I just thought of something. If there’s a Heaven, all the cavemen are there too
If you encounter a bear you should either play dead or be so vibrant that the bear is like “whatever this person seems exhausting.”
interviewer: can you explain this gap in your resume
me: you opened it in Word didn’t you
Kind of miss the days when one of the biggest things we as a nation disagreed on was Coke vs. Pepsi.
When people say something is cray-cray it makes me wanna vom-vom
[Dog Court]
Judge: How do you find the defendant?
Jury: We find the defendant, not a good boy.*dogs family in courtroom begins to cry*
The region of Qatar that hasn’t been electrified yet is called acoustic Qatar.
Have you ever been so jealous of an idea
“UNLESS WE’RE OUT OF CHEESE THERE’S NO REASON TO SCREAM LIKE THAT!”
– me to my kid whenever he throws a tantrum
Just found out that “3 Men and a Baby” isn’t a movie about Jesus’s birth.
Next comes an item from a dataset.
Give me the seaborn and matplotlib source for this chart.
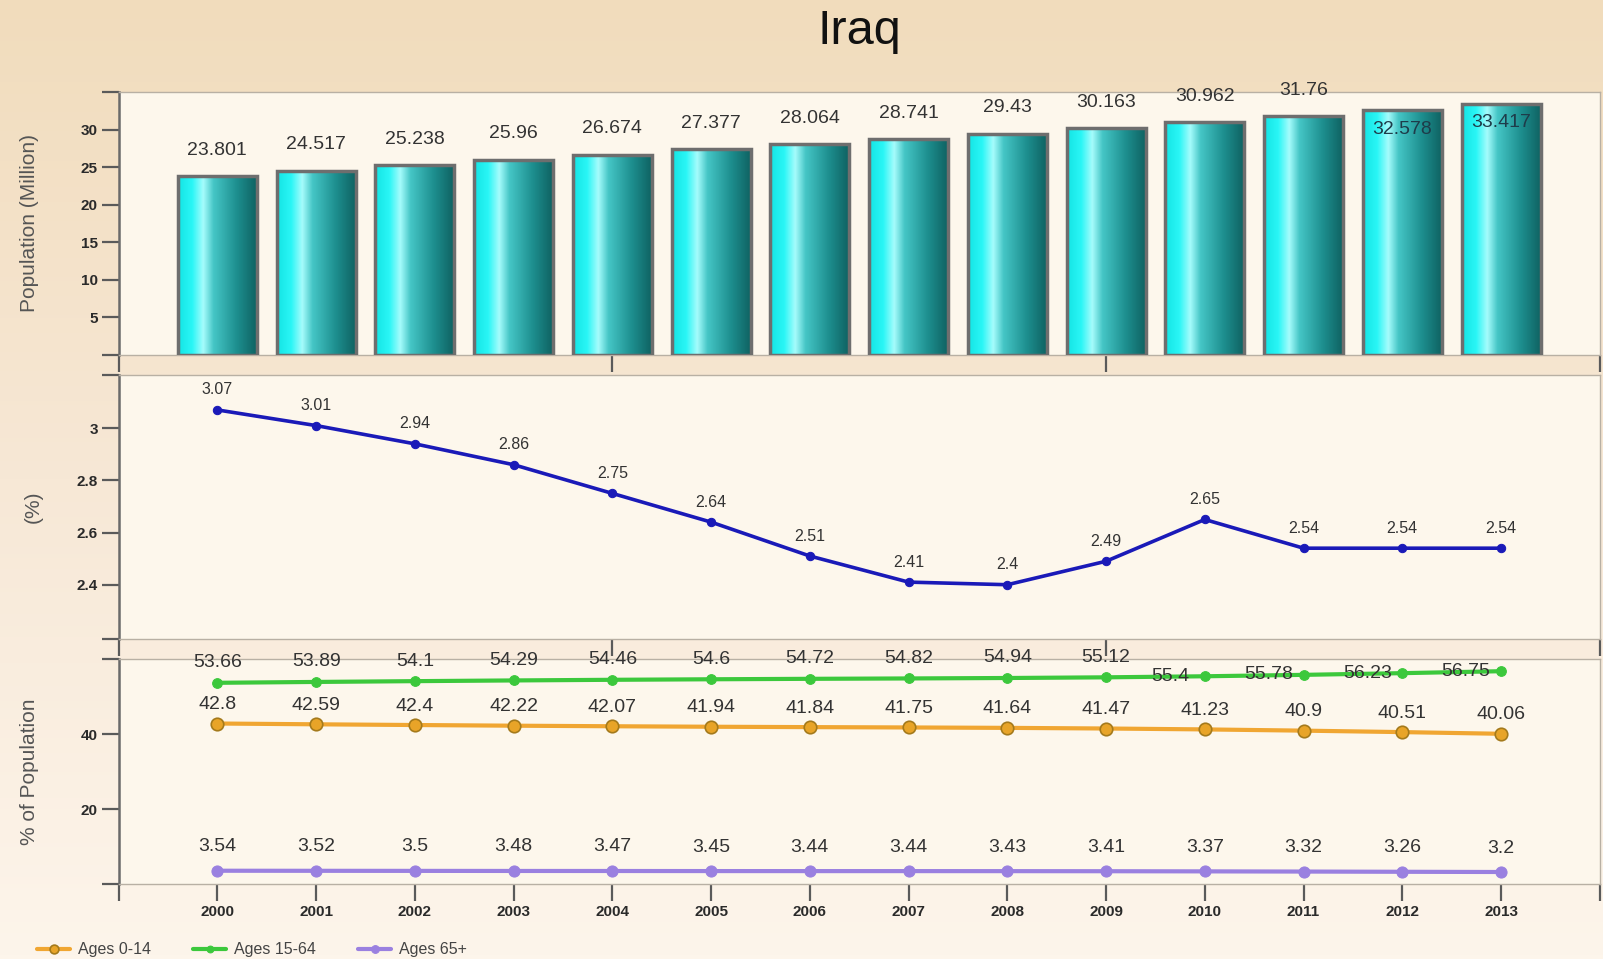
import numpy as np
import pandas as pd
import seaborn as sns
import matplotlib.pyplot as plt
from matplotlib.colors import LinearSegmentedColormap

sns.set_theme(style="ticks")
plt.rcParams['font.family'] = ['Liberation Sans Narrow', 'Liberation Sans', 'DejaVu Sans']

years = ['2000', '2001', '2002', '2003', '2004', '2005', '2006',
         '2007', '2008', '2009', '2010', '2011', '2012', '2013']
population = [23.801, 24.517, 25.238, 25.96, 26.674, 27.377, 28.064,
              28.741, 29.43, 30.163, 30.962, 31.76, 32.578, 33.417]
growth = [3.07, 3.01, 2.94, 2.86, 2.75, 2.64, 2.51,
          2.41, 2.4, 2.49, 2.65, 2.54, 2.54, 2.54]
ages_0_14 = [42.8, 42.59, 42.4, 42.22, 42.07, 41.94, 41.84,
             41.75, 41.64, 41.47, 41.23, 40.9, 40.51, 40.06]
ages_15_64 = [53.66, 53.89, 54.1, 54.29, 54.46, 54.6, 54.72,
              54.82, 54.94, 55.12, 55.4, 55.78, 56.23, 56.75]
ages_65 = [3.54, 3.52, 3.5, 3.48, 3.47, 3.45, 3.44,
           3.44, 3.43, 3.41, 3.37, 3.32, 3.26, 3.2]

idx = np.arange(len(years))
label_color = '#333333'
tick_color = '#5a5a5a'

fig = plt.figure(figsize=(16.03, 9.59), dpi=100)

# background gradient
bg = fig.add_axes([0, 0, 1, 1], zorder=-10)
bg_cmap = LinearSegmentedColormap.from_list('bg', ['#f1dcbc', '#f7e8d6', '#fdf5eb'])
bg.imshow(np.linspace(0, 1, 256).reshape(-1, 1), aspect='auto', cmap=bg_cmap,
          extent=[0, 1, 0, 1])
bg.set_axis_off()

left, width = 0.074, 0.924
ax1 = fig.add_axes([left, 0.630, width, 0.274])
ax2 = fig.add_axes([left, 0.3337, width, 0.2753])
ax3 = fig.add_axes([left, 0.0782, width, 0.2346])


def style_axes(ax):
    ax.set_facecolor('#fdf7ec')
    for s in ['top', 'right', 'bottom']:
        ax.spines[s].set_color('#b8b0a4')
        ax.spines[s].set_linewidth(1.0)
    ax.spines['left'].set_color('#6a6a6a')
    ax.spines['left'].set_linewidth(1.8)
    ax.tick_params(axis='both', direction='out', length=12, width=1.6,
                   color=tick_color, labelcolor='#2a2a2a', labelsize=11, pad=3)
    ax.set_xlim(-1, 14)


# --- top panel: population bars with gradient fill
bar_df = pd.DataFrame({'year': years, 'population': population})
sns.barplot(data=bar_df, x='year', y='population', ax=ax1, width=0.8,
            color='#20d0d0', edgecolor='#6e6e6e', linewidth=2.5)
bar_cmap = LinearSegmentedColormap.from_list(
    'bar', [(0, '#14e4e4'), (0.18, '#2af6f6'), (0.32, '#a6fcfc'),
            (0.45, '#45c6c6'), (0.75, '#1d8e8e'), (1.0, '#0f6262')])
grad = np.linspace(0, 1, 256).reshape(1, -1)
for patch in ax1.patches:
    x0, y0 = patch.get_x(), patch.get_y()
    w, h = patch.get_width(), patch.get_height()
    patch.set_facecolor('none')
    patch.set_zorder(3)
    im = ax1.imshow(grad, extent=[x0, x0 + w, y0, y0 + h], aspect='auto',
                    cmap=bar_cmap, zorder=2)
    im.set_clip_path(patch)
style_axes(ax1)
ax1.set_ylim(0, 35)
ax1.set_yticks([0, 5, 10, 15, 20, 25, 30, 35],
               labels=['', '5', '10', '15', '20', '25', '30', ''], fontweight='bold')
ax1.set_xticks([-1, 4, 9, 14], labels=[])
ax1.set_xlabel('')
ax1.set_ylabel('Population (Million)', fontsize=15, color='#555555',
               family=['Liberation Sans', 'DejaVu Sans'], labelpad=30)
for i, v in enumerate(population):
    inside = v > 32
    ax1.annotate(f'{v:g}', (i, v), xytext=(0, -19 if inside else 26),
                 textcoords='offset pixels', ha='center', va='center',
                 fontsize=14, color='#1e3c4a' if inside else label_color, zorder=5)

# --- middle panel: growth rate
sns.lineplot(x=idx, y=growth, ax=ax2, color='#1a1ab8', linewidth=2.6,
             marker='o', markersize=6, markeredgecolor='#1a1ab8')
style_axes(ax2)
ax2.set_ylim(2.192, 3.204)
ax2.set_yticks([2.192, 2.4, 2.6, 2.8, 3.0, 3.204],
               labels=['', '2.4', '2.6', '2.8', '3', ''], fontweight='bold')
ax2.set_xticks([-1, 4, 9, 14], labels=[])
ax2.set_ylabel('(%)', fontsize=15, color='#555555',
               family=['Liberation Sans', 'DejaVu Sans'], labelpad=24)
for i, v in enumerate(growth):
    ax2.annotate(f'{v:g}', (i, v), xytext=(0, 20), textcoords='offset pixels',
                 ha='center', va='center', fontsize=11.5, color=label_color)

# --- bottom panel: age structure
sns.lineplot(x=idx, y=ages_0_14, ax=ax3, color='#f0a632', linewidth=3,
             marker='o', markersize=9, markerfacecolor='#e8a428',
             markeredgecolor='#a47a1c', markeredgewidth=1.2, label='Ages 0-14')
sns.lineplot(x=idx, y=ages_15_64, ax=ax3, color='#3cc83c', linewidth=3,
             marker='o', markersize=7, markeredgecolor='#3cc83c', label='Ages 15-64')
sns.lineplot(x=idx, y=ages_65, ax=ax3, color='#9a80e0', linewidth=3,
             marker='o', markersize=8, markeredgecolor='#9a80e0', label='Ages 65+')
style_axes(ax3)
ax3.set_ylim(0, 60)
ax3.set_yticks([0, 20, 40, 60], labels=['', '20', '40', ''], fontweight='bold')
ax3.set_xticks(np.concatenate([[-1], idx, [14]]),
               labels=[''] + years + [''], fontweight='bold')
ax3.set_ylabel('% of Population', fontsize=15, color='#555555',
               family=['Liberation Sans', 'DejaVu Sans'], labelpad=30)
for i, v in enumerate(ages_0_14):
    ax3.annotate(f'{v:g}', (i, v), xytext=(0, 19), textcoords='offset pixels',
                 ha='center', va='center', fontsize=14, color=label_color)
for i, v in enumerate(ages_15_64):
    off = (-35, 0) if v > 55.2 else (0, 20)
    ax3.annotate(f'{v:g}', (i, v), xytext=off, textcoords='offset pixels',
                 ha='center', va='center', fontsize=14, color=label_color)
for i, v in enumerate(ages_65):
    ax3.annotate(f'{v:g}', (i, v), xytext=(0, 24), textcoords='offset pixels',
                 ha='center', va='center', fontsize=14, color=label_color)

handles, labels = ax3.get_legend_handles_labels()
ax3.get_legend().remove()
fig.legend(handles, labels, loc='lower left', bbox_to_anchor=(0.014, -0.013),
           ncol=3, frameon=False, fontsize=11.5, handlelength=2.1,
           handletextpad=0.5, markerscale=0.7,
           columnspacing=2.6, labelcolor='#444444')

fig.text(0.536, 0.967, 'Iraq', ha='center', va='center', fontsize=35,
         color='#111111', family=['Liberation Sans', 'DejaVu Sans'])

fig.savefig('out.png', dpi=100)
“I’m wet and have crabs.” That’s what sea said.
[Bedroom at midnight]
*scary noises*
Husband: is… is someone in here?
*demonic sounds from the closet*
Husband: honey, are you trying on those jeans again? I told you they don’t fit anymore
*sad demonic noises*
Walked into the bathroom and it sounded like someone was powerlifting in one of the stalls. That, or an exorcism.
Brandy Carlile implies the existence of Whiskey Buscrocodile.